The NTF said that the former political majority in Oslo municipality worked hard, together with The Confederation of Norwegian Enterprise (NHO), to close the dockworkers out of the port area. This was partly successful from 2014. When a new political board in Oslo was elected in 2015, there was an agreement between the city council partners and other political parties that ILO 137 should be followed. This was also approved by the board of Oslo Havn KF – the municipality company of the Port of Oslo governing the port activity – as late as June this year, as explained by NTF.

During the consideration of this case at the International Transport Workers’ Federation’s (ITF) meeting in Cape Town in June 2017, there was unanimity to declare Oslo Port as POC. However, the Norwegian representatives asked for a final decision to be postponed until we saw the result of the decision in Oslo Havn KF.

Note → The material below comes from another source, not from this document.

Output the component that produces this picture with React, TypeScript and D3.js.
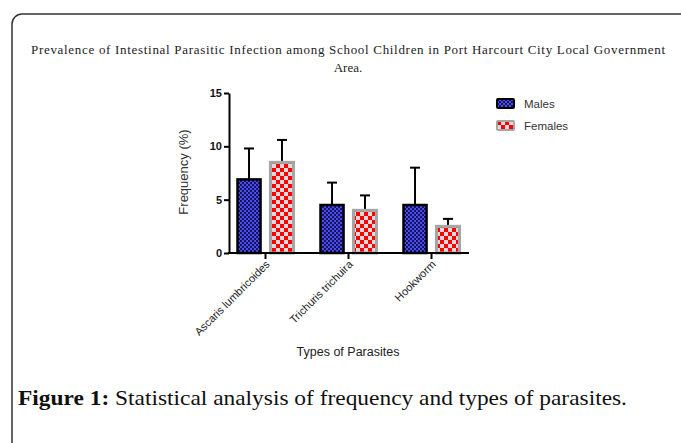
import React, { useEffect, useRef } from "react";
import * as d3 from "d3";

const categories = ["Ascaris lumbricoides", "Trichuris trichuira", "Hookworm"];
const series = ["Males", "Females"];
const malesValues = [6.9, 4.5, 4.5];
const malesUpper = [9.8, 6.6, 8.0];
const femalesValues = [8.5, 4.0, 2.5];
const femalesUpper = [10.6, 5.4, 3.2];
const yTicks = [0, 5, 10, 15];

const titleLine1 =
  "Prevalence of Intestinal Parasitic Infection among School Children in Port Harcourt City Local Government";
const titleLine2 = "Area.";

const W = 681;
const H = 443;

export default function App() {
  const ref = useRef<SVGSVGElement>(null);

  useEffect(() => {
    const svg = d3.select(ref.current);
    svg.selectAll("*").remove();

    const defs = svg.append("defs");
    const blue = defs
      .append("pattern")
      .attr("id", "malePat")
      .attr("patternUnits", "userSpaceOnUse")
      .attr("width", 4)
      .attr("height", 4);
    blue.append("rect").attr("width", 4).attr("height", 4).attr("fill", "#4b4bf0");
    blue.append("rect").attr("width", 2).attr("height", 2).attr("fill", "#14145a");
    blue.append("rect").attr("x", 2).attr("y", 2).attr("width", 2).attr("height", 2).attr("fill", "#14145a");

    const red = defs
      .append("pattern")
      .attr("id", "femalePat")
      .attr("patternUnits", "userSpaceOnUse")
      .attr("width", 8)
      .attr("height", 8);
    red.append("rect").attr("width", 8).attr("height", 8).attr("fill", "#e2dada");
    red.append("rect").attr("width", 4).attr("height", 4).attr("fill", "#ff0000");
    red.append("rect").attr("x", 4).attr("y", 4).attr("width", 4).attr("height", 4).attr("fill", "#ff0000");

    // outer frame
    svg
      .append("rect")
      .attr("x", 12)
      .attr("y", 14)
      .attr("width", 720)
      .attr("height", 500)
      .attr("rx", 10)
      .attr("fill", "none")
      .attr("stroke", "#333")
      .attr("stroke-width", 1.5);

    // title
    const title = svg
      .append("g")
      .attr("font-family", "'Liberation Serif', serif")
      .attr("font-size", 13)
      .attr("fill", "#222")
      .attr("text-anchor", "middle");
    title
      .append("text")
      .attr("x", 348)
      .attr("y", 54)
      .attr("textLength", 634)
      .attr("lengthAdjust", "spacing")
      .text(titleLine1);
    title.append("text").attr("x", 348).attr("y", 72).text(titleLine2);

    const x = d3.scaleBand().domain(categories).range([224, 473]);
    const inner = d3
      .scaleBand()
      .domain(series)
      .range([x.bandwidth() / 2 - 28, x.bandwidth() / 2 + 28])
      .paddingInner(0.3);
    const y = d3.scaleLinear().domain([0, 15]).range([253, 93]);

    const data = categories.flatMap((c, i) => [
      { cat: c, s: "Males", v: malesValues[i], up: malesUpper[i] },
      { cat: c, s: "Females", v: femalesValues[i], up: femalesUpper[i] },
    ]);

    const g = svg.append("g");

    // error bars (drawn first so bars cover the stem)
    const err = g
      .selectAll(".err")
      .data(data)
      .join("g")
      .attr("class", "err")
      .attr("stroke", "#000")
      .attr("stroke-width", 2);
    const cx = (d: any) => (x(d.cat) as number) + (inner(d.s) as number) + inner.bandwidth() / 2;
    err
      .append("line")
      .attr("x1", cx)
      .attr("x2", cx)
      .attr("y1", (d) => y(d.v))
      .attr("y2", (d) => y(d.up));
    err
      .append("line")
      .attr("x1", (d) => cx(d) - 5)
      .attr("x2", (d) => cx(d) + 5)
      .attr("y1", (d) => y(d.up))
      .attr("y2", (d) => y(d.up));

    g.selectAll(".bar")
      .data(data)
      .join("rect")
      .attr("class", "bar")
      .attr("x", (d) => (x(d.cat) as number) + (inner(d.s) as number))
      .attr("y", (d) => y(d.v))
      .attr("width", inner.bandwidth())
      .attr("height", (d) => y(0) - y(d.v))
      .attr("fill", (d) => (d.s === "Males" ? "url(#malePat)" : "url(#femalePat)"))
      .attr("stroke", (d) => (d.s === "Males" ? "#000" : "#a6a6a6"))
      .attr("stroke-width", (d) => (d.s === "Males" ? 2.5 : 3));

    // y axis
    const yAxis = g
      .append("g")
      .attr("transform", "translate(229,0)")
      .call(d3.axisLeft(y).tickValues(yTicks).tickSize(5).tickSizeOuter(0));
    yAxis.select(".domain").attr("stroke-width", 2);
    yAxis.selectAll(".tick line").attr("stroke-width", 2);
    yAxis
      .selectAll(".tick text")
      .attr("font-family", "Arial, 'Liberation Sans', sans-serif")
      .attr("font-weight", "bold")
      .attr("font-size", 11)
      .attr("x", -7)
      .attr("fill", "#111");

    // x axis
    g.append("line")
      .attr("x1", 228)
      .attr("x2", 469)
      .attr("y1", y(0))
      .attr("y2", y(0))
      .attr("stroke", "#000")
      .attr("stroke-width", 2);
    const xt = g
      .selectAll(".xtick")
      .data(categories)
      .join("g")
      .attr("class", "xtick")
      .attr("transform", (d) => `translate(${(x(d) as number) + x.bandwidth() / 2},${y(0)})`);
    xt.append("line").attr("y1", 0).attr("y2", 6).attr("stroke", "#000").attr("stroke-width", 2);
    xt.append("text")
      .attr("transform", "translate(5,12) rotate(-45)")
      .attr("text-anchor", "end")
      .attr("font-family", "Arial, 'Liberation Sans', sans-serif")
      .attr("font-size", 11)
      .attr("fill", "#222")
      .text((d) => d);

    // axis titles
    svg
      .append("text")
      .attr("transform", "translate(188,172) rotate(-90)")
      .attr("text-anchor", "middle")
      .attr("font-family", "Arial, 'Liberation Sans', sans-serif")
      .attr("font-size", 13)
      .attr("fill", "#333")
      .text("Frequency (%)");
    svg
      .append("text")
      .attr("x", 348)
      .attr("y", 356)
      .attr("text-anchor", "middle")
      .attr("font-family", "Arial, 'Liberation Sans', sans-serif")
      .attr("font-size", 12.5)
      .attr("fill", "#222")
      .text("Types of Parasites");

    // legend
    const leg = svg
      .selectAll(".leg")
      .data(series)
      .join("g")
      .attr("class", "leg")
      .attr("transform", (d, i) => `translate(497,${99 + i * 22})`);
    leg
      .append("rect")
      .attr("width", 17)
      .attr("height", 9)
      .attr("rx", 1)
      .attr("fill", (d) => (d === "Males" ? "url(#malePat)" : "url(#femalePat)"))
      .attr("stroke", (d) => (d === "Males" ? "#000" : "#a6a6a6"))
      .attr("stroke-width", 2);
    leg
      .append("text")
      .attr("x", 27)
      .attr("y", 9)
      .attr("font-family", "Arial, 'Liberation Sans', sans-serif")
      .attr("font-size", 11.5)
      .attr("fill", "#333")
      .text((d) => d);

    // caption
    const cap = svg
      .append("text")
      .attr("x", 18)
      .attr("y", 405)
      .attr("font-family", "'Liberation Serif', serif")
      .attr("font-size", 21.5)
      .attr("fill", "#111")
      .attr("textLength", 609)
      .attr("lengthAdjust", "spacingAndGlyphs");
    cap.append("tspan").attr("font-weight", "bold").text("Figure 1:");
    cap.append("tspan").text(" Statistical analysis of frequency and types of parasites.");
  }, []);

  return (
    <svg
      ref={ref}
      width={W}
      height={H}
      style={{ position: "absolute", left: 0, top: 0, background: "#fff" }}
    />
  );
}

In the summer and autumn this year, several meetings were held between the ITF Coordination Committee in Norway and representatives of Oslo Havn KF and the political authorities in Oslo to find a solution to the problem.

However, as dockworkers’ and seafarers’ rights, as well as their pay and working conditions, continued to be violated, ITF Coordination Committee in Norway was authorized to make a final decision on the matter.

As informed, ITF inspectors revealed in their controls that seafarers often perform the work traditionally carried out by dockworkers. This has been done in violation of ships’ collective agreements on cargo handling clause and often without seafarers being paid according to the wage agreement in the collective agreements on board.